The awards were presented at Norfolk FWAG's annual meeting at Easton College, which outlined the extent of farm conservation efforts across the county.

Managing director Neil Punchard said the government's Countryside Stewardship scheme is "still the most important and effective tool in the box for delivering benefits to wildlife on farmland".

He said the Norfolk FWAG team had completed 22 mid-tier and six higher-tier agreements on behalf of their farmer members in 2022 – bringing an eight-figure sum to the Norfolk farming industry over the five and 10-year terms of the agreements.

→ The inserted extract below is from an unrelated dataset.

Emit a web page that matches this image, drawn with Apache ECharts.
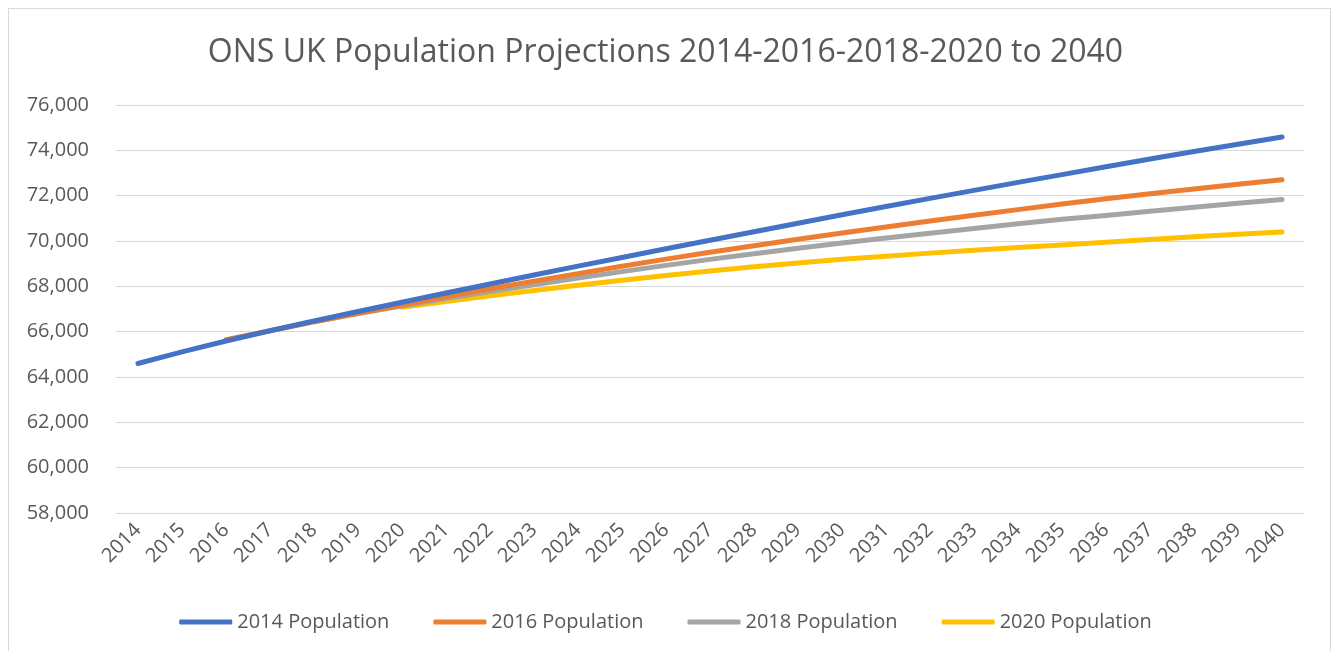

Norfolk FWAG has also undertaken a "test and trial" for Defra's Environmental Land Management (ELM) scheme, and has recruited two new staff and as it looks to broaden its offering to farmer members.

It has partnered with the Prince’s Countryside Fund and a consultant to deliver business and environmental support for family farms and tenant farmers through Defra's Farm for the Future scheme. Business workshops are planned for December, and more details are available by contacting sasha@norfolkfwag.co.uk.

Norfolk FWAG is also working with Norfolk County Council over the next two-and-a-half years, as part of the One Million Trees for Norfolk campaign, to ensure more woodland planting on small areas of marginal agricultural land.

It said new woodland can provide windbreaks, shelterbelts and assist game shoots, but the cost of grant applications is often a deterrent, so this will be covered for free for county council tenants and heavily subsidised for Norfolk FWAG enhanced members. 

Guest speakers at the meeting were the Rt Rev Graham Usher, Bishop of Norwich and the Church of England's lead bishop for the environment, who outlined the vital role of farmers in nature recovery in Norfolk, and Martin Lines, a third-generation farmer from South Cambridgeshire who is chairman of the Nature Friendly Farming Network.